### Direction
Reproduce exactly the lines below, from the first one through the line containing "plt.rcParams['font.family'] = ['Liberation", and omit any pictures.

━━━━

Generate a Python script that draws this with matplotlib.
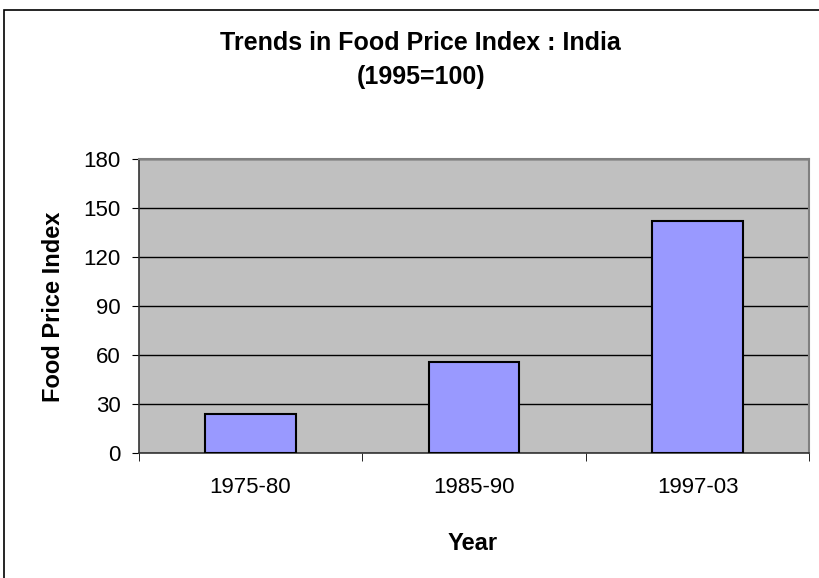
import matplotlib
matplotlib.use('Agg')
from matplotlib import pyplot as plt
from matplotlib.patches import Rectangle

years = ['1975-80', '1985-90', '1997-03']
foodPriceIndex = [24, 56, 142]
yTicks = [0, 30, 60, 90, 120, 150, 180]

plt.rcParams['font.family'] = ['Liberation Sans', 'DejaVu Sans']

W, H = 819, 578
fig = plt.figure(figsize=(W / 100, H / 100), dpi=100)

# outer chart frame (right and bottom fall outside the picture)
fig.add_artist(Rectangle((4 / W, -0.1), 1.2, 1.1 - 10 / H, transform=fig.transFigure,
                         facecolor='none', edgecolor='black', linewidth=1.2))

ax = fig.add_axes([138.7 / W, (H - 453.3) / H, 670.6 / W, 294.6 / H])
ax.set_facecolor('#C0C0C0')

x = range(len(years))
ax.bar(x, foodPriceIndex, width=0.404, color='#9999FF', edgecolor='black', linewidth=1.5, zorder=3)

ax.set_xlim(-0.5, len(years) - 0.5)
ax.set_ylim(0, 180)
ax.set_yticks(yTicks)
ax.set_yticklabels([str(v) for v in yTicks], fontsize=16)
ax.yaxis.grid(True, color='black', linewidth=1, zorder=1)
ax.set_axisbelow(True)

# category labels centered, tick marks at boundaries
ax.set_xticks(list(x))
ax.set_xticklabels(years, fontsize=16)
ax.tick_params(axis='x', length=0, pad=17)
ax.set_xticks([-0.5, 0.5, 1.5, 2.5], minor=True)
ax.tick_params(axis='x', which='minor', length=6, direction='out', color='black')
ax.tick_params(axis='y', length=5, direction='out', pad=8, color='black')

for side in ['top', 'right']:
    ax.spines[side].set_color('#808080')
    ax.spines[side].set_linewidth(1.5)
for side in ['left', 'bottom']:
    ax.spines[side].set_color('#333333')
    ax.spines[side].set_linewidth(1.2)

fig.text(420 / W, 1 - 43 / H, 'Trends in Food Price Index : India', ha='center', va='center',
         fontsize=18, fontweight='bold')
fig.text(421 / W, 1 - 77 / H, '(1995=100)', ha='center', va='center',
         fontsize=18, fontweight='bold')
fig.text(473 / W, 1 - 543 / H, 'Year', ha='center', va='center', fontsize=17, fontweight='bold')
fig.text(54 / W, 1 - 307 / H, 'Food Price Index', ha='center', va='center', rotation=90,
         fontsize=17, fontweight='bold')

plt.savefig('out.png', dpi=100)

━━━━

### Full output
Generate a Python script that draws this with matplotlib.
import matplotlib
matplotlib.use('Agg')
from matplotlib import pyplot as plt
from matplotlib.patches import Rectangle

years = ['1975-80', '1985-90', '1997-03']
foodPriceIndex = [24, 56, 142]
yTicks = [0, 30, 60, 90, 120, 150, 180]

plt.rcParams['font.family'] = ['Liberation Sans', 'DejaVu Sans']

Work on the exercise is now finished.